For the food, there is part of me that welcomes the slightly funky twist that comes with the eclectic offerings at Naam that are different from your regular greasy spoon or neighborhood diner. As an example, pictured above is the Croissant Witch. Basically a split-in-half croissant is topped with what is dubbed “tofurella” (a cheese replacement) mixed in with scrambled eggs (of more tofu if you so desire) and veggie sausages. On first glance, it looks like a regular hot top creation, and although I only had a few bites, I was pleasantly surprised by how much I liked it. And I am a noted carnivore.
As intriguing as the assorted more healthier options looked, I have never been a fan of whole wheat pancakes. So I went with the Pancake Sandwich on this visit, which came with some fresh berries, whipped cream and maple syrup. It felt more home-y to me, and it was a good sized portion, not overwhelming so that I felt stuffed. I’m finding its not only the ingredients but also the portion control that is key to “eating healthy”. Sorry for the diet-speak.
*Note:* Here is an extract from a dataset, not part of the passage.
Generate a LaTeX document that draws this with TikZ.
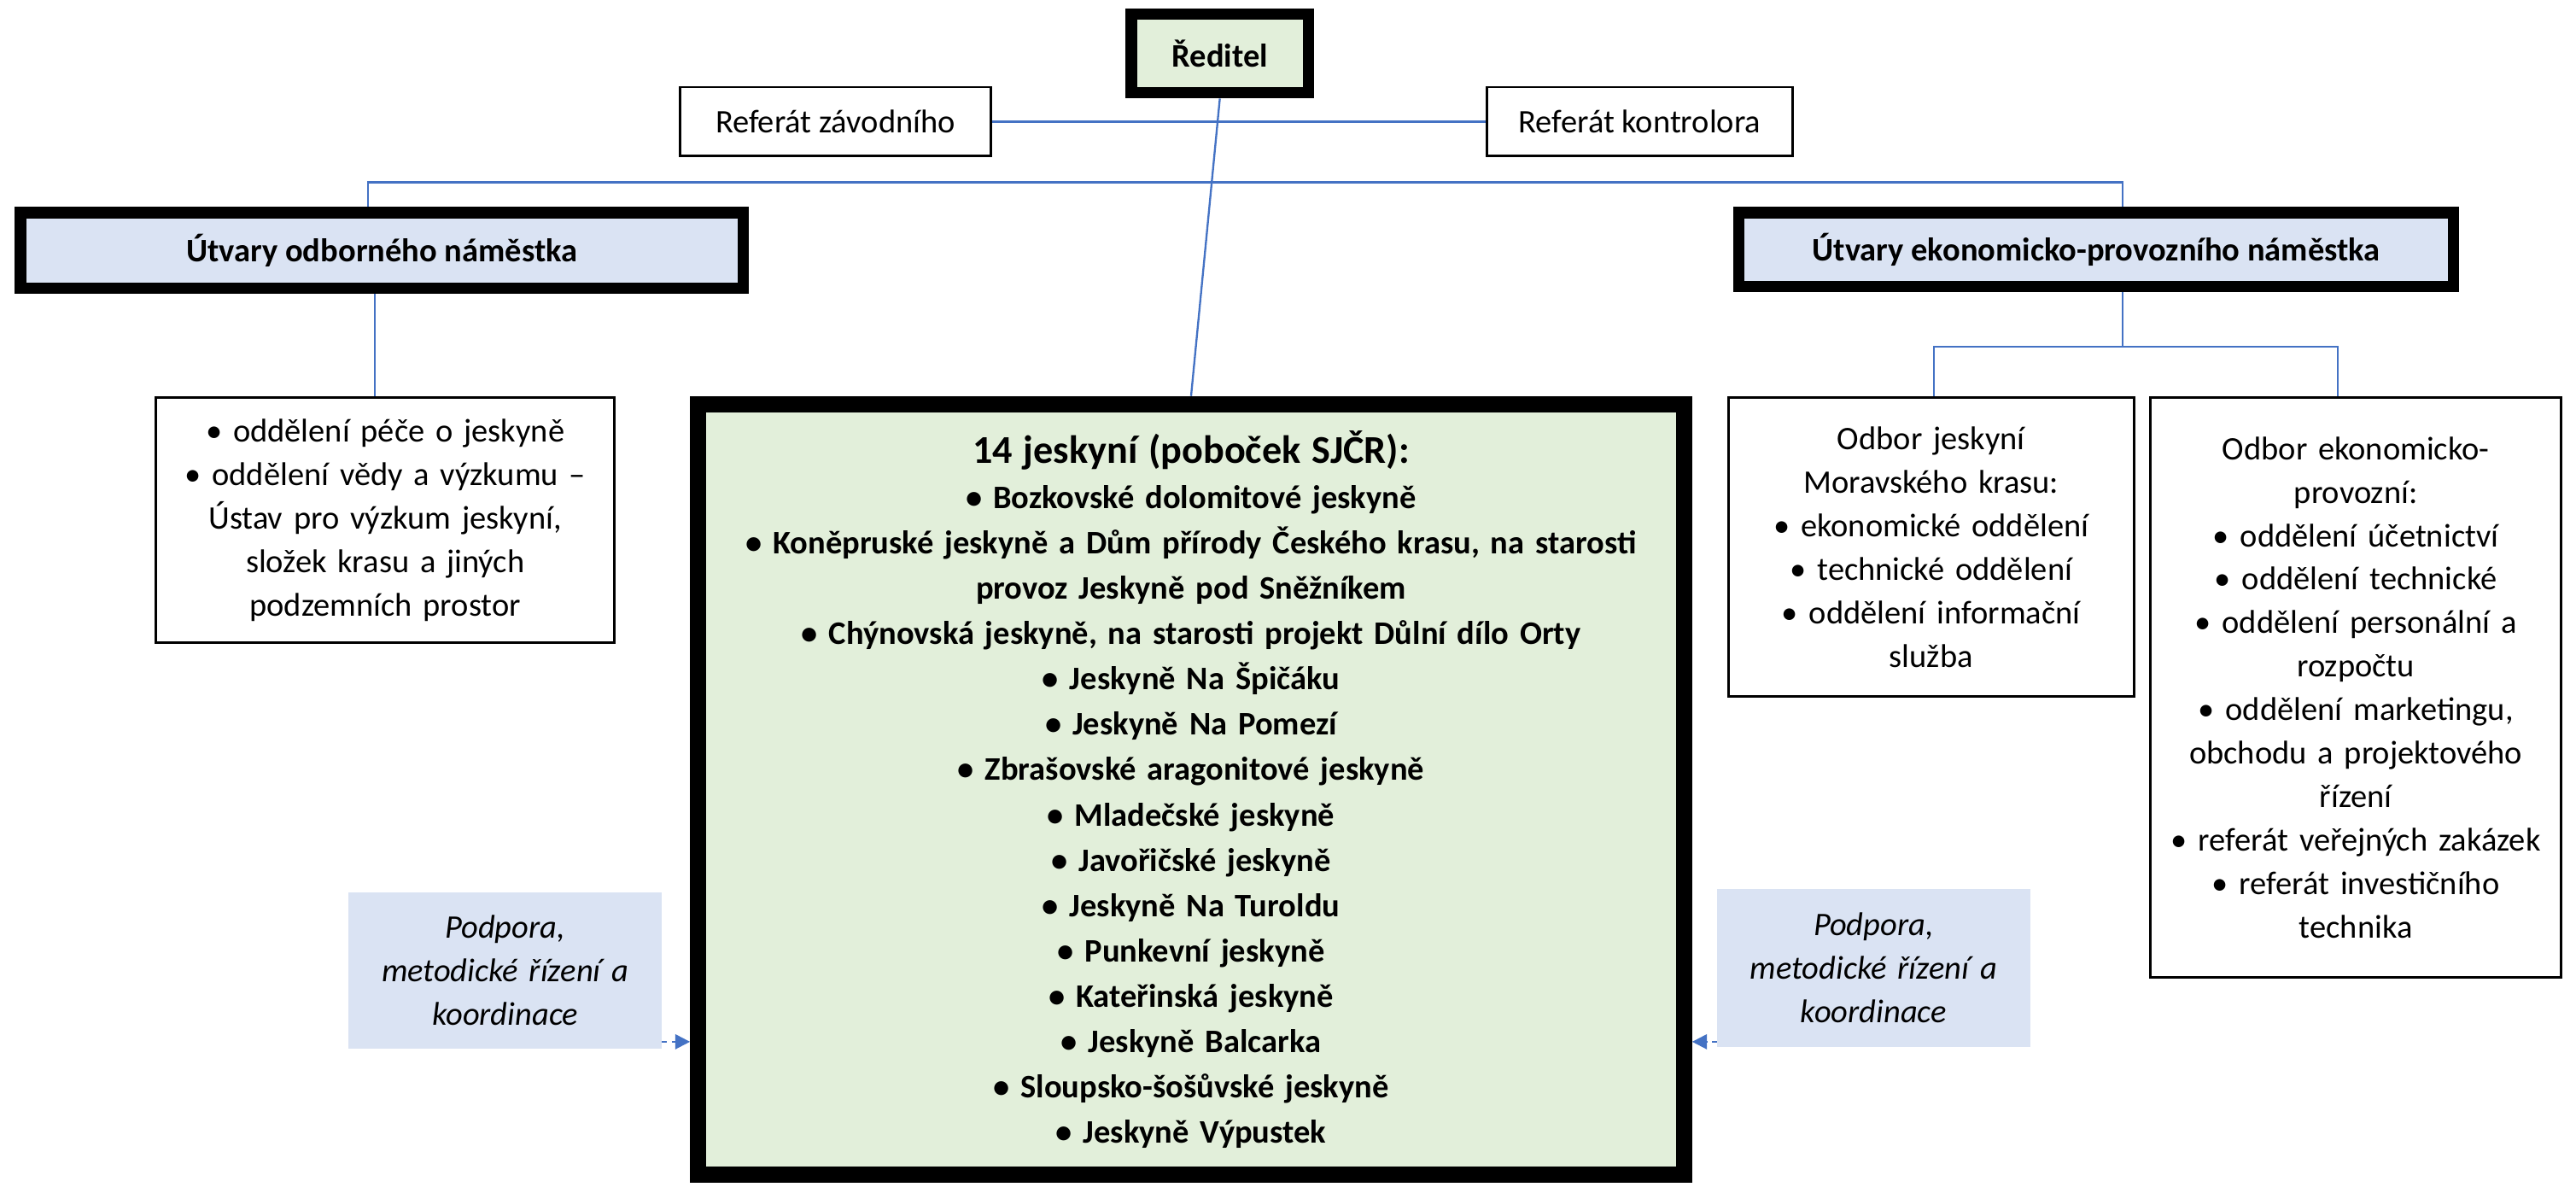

For die hards, I am sure The Naam will continue to be a favorite haunt for them. For those who have heard the talk about this place, I am sure many will try and be satisfied and conversely an equal number will come away wondering what the hype is all about. For me personally, I’m going to have to go the route of Switzerland here, neither extremely for nor adversely against. It is what it is, a long standing business on the west side, catering to a specific clientele in a generally health conscious city, with an interesting take on classic breakfast and brunch items served up in a very casual, some would say slow, style.